Opportunity coming for those who are ready

While still up .7% over the last year, Toronto home prices fell for the 7th consecutive month in December, down 8.9% since May–the largest seven-month decline in data tracked since 2000. Falling 3.5% since November, the average sale price in Toronto is still–a wildly un-afforable for most–$735,021 ($1.2 million for single detached homes.)  See Toronto home prices fall for seventh month as lending tightens. Here is the chart.

Still with Canadian households at record indebtedness, and new lending restrictions just biting this month, the long overdue slowdown in the real estate sector is barely just started in Canada.  The economy which has been precariously dependent on this one sector since at least 2014, wobbles in the balance. See:  Global Housing Markets are ‘slowing sharply’. Is Canada next?

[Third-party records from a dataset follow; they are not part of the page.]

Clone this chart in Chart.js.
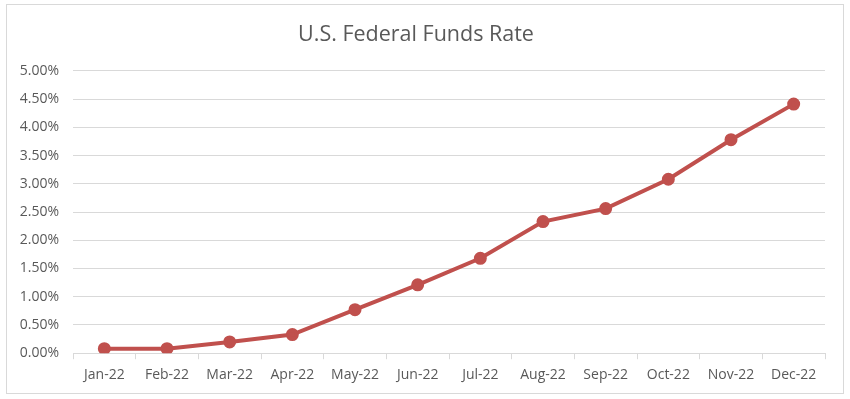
<!DOCTYPE html>
<html>
<head>
<meta charset="utf-8">
<script src="https://cdn.jsdelivr.net/npm/chart.js@4"></script>
<style>
  html, body { margin: 0; padding: 0; background: #fff; }
  #box {
    position: absolute; left: 6px; top: 4px;
    width: 836px; height: 388px;
    border: 1px solid #d9d9d9;
  }
  canvas { display: block; }
</style>
</head>
<body>
<div id="box"><canvas id="rate" width="836" height="388"></canvas></div>
<script>
// ставка ФРС по месяцам 2022, в процентах
const months = ["Jan-22", "Feb-22", "Mar-22", "Apr-22", "May-22", "Jun-22",
  "Jul-22", "Aug-22", "Sep-22", "Oct-22", "Nov-22", "Dec-22"];
const rateValues = [0.08, 0.08, 0.20, 0.33, 0.77, 1.21, 1.68, 2.33, 2.56, 3.08, 3.78, 4.41];
const yTicks = [0, 0.5, 1, 1.5, 2, 2.5, 3, 3.5, 4, 4.5, 5];

const lineColor = "#C0504D";
const textColor = "#595959";
const gridColor = "#d9d9d9";
const fontFamily = "'Open Sans', sans-serif";

const ctx = document.getElementById("rate").getContext("2d");

new Chart(ctx, {
  type: "line",
  data: {
    labels: months,
    datasets: [{
      label: "Federal Funds Rate",
      data: rateValues,
      borderColor: lineColor,
      backgroundColor: lineColor,
      borderWidth: 4,
      pointRadius: 4.5,
      pointBackgroundColor: lineColor,
      pointBorderColor: lineColor,
      tension: 0,
      fill: false,
    }],
  },
  options: {
    responsive: false,
    animation: false,
    layout: {
      padding: { left: 0, right: 18, top: 0, bottom: 3 },
    },
    plugins: {
      legend: { display: false },
      tooltip: { enabled: false },
      title: {
        display: true,
        text: "U.S. Federal Funds Rate",
        color: textColor,
        font: { family: fontFamily, size: 21.5, weight: "normal" },
        padding: { top: 17, bottom: 23 },
      },
    },
    scales: {
      x: {
        offset: true,
        grid: {
          offset: true,
          drawOnChartArea: false,
          drawTicks: true,
          tickLength: 6,
          color: gridColor,
        },
        border: { display: true, color: gridColor, width: 1 },
        ticks: {
          color: textColor,
          font: { family: fontFamily, size: 14 },
          padding: 7,
          maxRotation: 0,
          autoSkip: false,
        },
      },
      y: {
        min: 0,
        max: 5,
        afterBuildTicks: (scale) => {
          scale.ticks = yTicks.map((v) => ({ value: v }));
        },
        afterFit: (scale) => {
          scale.width = 66;
        },
        grid: {
          drawTicks: false,
          color: gridColor,
        },
        border: { display: false },
        ticks: {
          color: textColor,
          font: { family: fontFamily, size: 14 },
          padding: 14,
          callback: (value) => value.toFixed(2) + "%",
        },
      },
    },
  },
});
</script>
</body>
</html>
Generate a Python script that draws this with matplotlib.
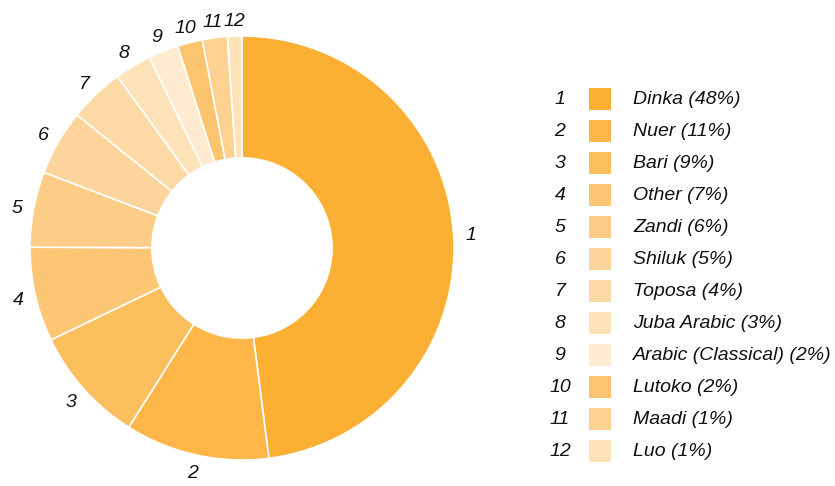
import matplotlib
matplotlib.use("Agg")
import matplotlib.pyplot as plt
from matplotlib.patches import Rectangle

# datos del grafico
idiomas = ["Dinka", "Nuer", "Bari", "Other", "Zandi", "Shiluk", "Toposa",
           "Juba Arabic", "Arabic (Classical)", "Lutoko", "Maadi", "Luo"]
# tamaño de cada porcion
valores = [48.0, 11.0, 8.9, 7.2, 5.75, 5.0, 4.2, 2.8, 2.3, 1.9, 1.9, 1.1]
# porcentaje que muestra la leyenda
porcentajes = [48, 11, 9, 7, 6, 5, 4, 3, 2, 2, 1, 1]
colores = ["#FBB034", "#FCB748", "#FCBF5E", "#FDC674", "#FDCD88", "#FDD49B",
           "#FDD9A6", "#FEE2B8", "#FEEBD0", "#FDC46F", "#FDD190", "#FEE3B9"]
numeros = [str(i + 1) for i in range(len(idiomas))]

plt.rcParams['font.family'] = ['Liberation Sans', 'DejaVu Sans']

W, H = 835, 486
fig = plt.figure(figsize=(W / 100, H / 100), dpi=100)

# ejes del donut: centro (242, 248) px, radio ~212 px
cx, cy, R = 242, 248, 212
lim = 1.25
lado = 2 * lim * R
ax = fig.add_axes([(cx - lado / 2) / W, (H - cy - lado / 2) / H, lado / W, lado / H])
ax.set_xlim(-lim, lim)
ax.set_ylim(-lim, lim)
ax.set_aspect('equal')
ax.axis('off')

wedges, textos = ax.pie(valores, colors=colores, labels=numeros,
                        startangle=90, counterclock=False, radius=1,
                        labeldistance=1.08,
                        wedgeprops=dict(width=0.575, edgecolor='white', linewidth=1.2),
                        textprops=dict(fontsize=14, style='italic', color='#111111'))
for t in textos:
    t.set_ha('center')
    t.set_va('center_baseline')

# leyenda manual
y0 = 99
paso = 32
for i, (nombre, pct, col) in enumerate(zip(idiomas, porcentajes, colores)):
    y = y0 + i * paso
    fig.text(560 / W, 1 - y / H, numeros[i], ha='center', va='center',
             fontsize=14, style='italic', color='#111111')
    fig.patches.append(Rectangle((589 / W, 1 - (y + 11) / H), 22 / W, 22 / H,
                                 transform=fig.transFigure, facecolor=col,
                                 edgecolor='none'))
    fig.text(633 / W, 1 - y / H, f"{nombre} ({pct}%)", ha='left', va='center',
             fontsize=14, style='italic', color='#111111')

fig.savefig("out.png", dpi=100)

As the Bank of Canada frets over consumer debt levels and fantasizes about room for higher rates, this month’s new “stress test” for traditional mortgages is expected to reduce homebuyers’ purchasing power by about 21% (ie., 21% lower prices needed) and disqualify 1 in 10 would-be-borrowers in 2018 and beyond.

Now more levered than Americans before their housing bubble bust in 2006, Canadians are wholly unprepared for a secular downturn in real estate–something not seen in Canada since 1989.

After the average house price in the greater Toronto area (GTA) increased 113% in real terms between 1985 and 1989, the bubble burst.  See Toronto housing bubble in 1989:

Coupled with the early 90s recession, a spike in unemployment and a drop in the inflow of immigrants to the area, housing prices in the GTA collapsed. Between 1989 and 1996 average price of a house in GTA have declined by 40% adjusted for inflation…Downtown of Toronto was hit the worst with over 50% decline in value of a home.

Most often missed in these discussions, is that once debt and speculation-fueled financial bubbles burst, it typically takes more than a decade (or two!) for prices to recover their prior peak. By then those who held high, with leverage and low cash liquidity, have long since liquidated low with losses:

Unaccounted for inflation, it took 13 years for the average house price to recover in the GTA. In nominal terms, the average price breached the 1989 peak of $273,698 in 2002.

Only those who are prepared and waiting with low-leverage, patience and cash savings are able to take advantage of the most lucrative and low-risk investment opportunities in each secular cycle; while the unprepared–oblivious and/or reckless–as well as those needing to downsize holdings to raise cash for retirement, all suffer in the aftermath.

This price expansion cycle has been extra-long thanks to financially suicidal, central bank-enabled, credit expansion following the 2008 financial bust.  This suggests that the price contraction cycle–investment opportunity–that follows next, while also be equal and opposite in the other direction.  Who is ready?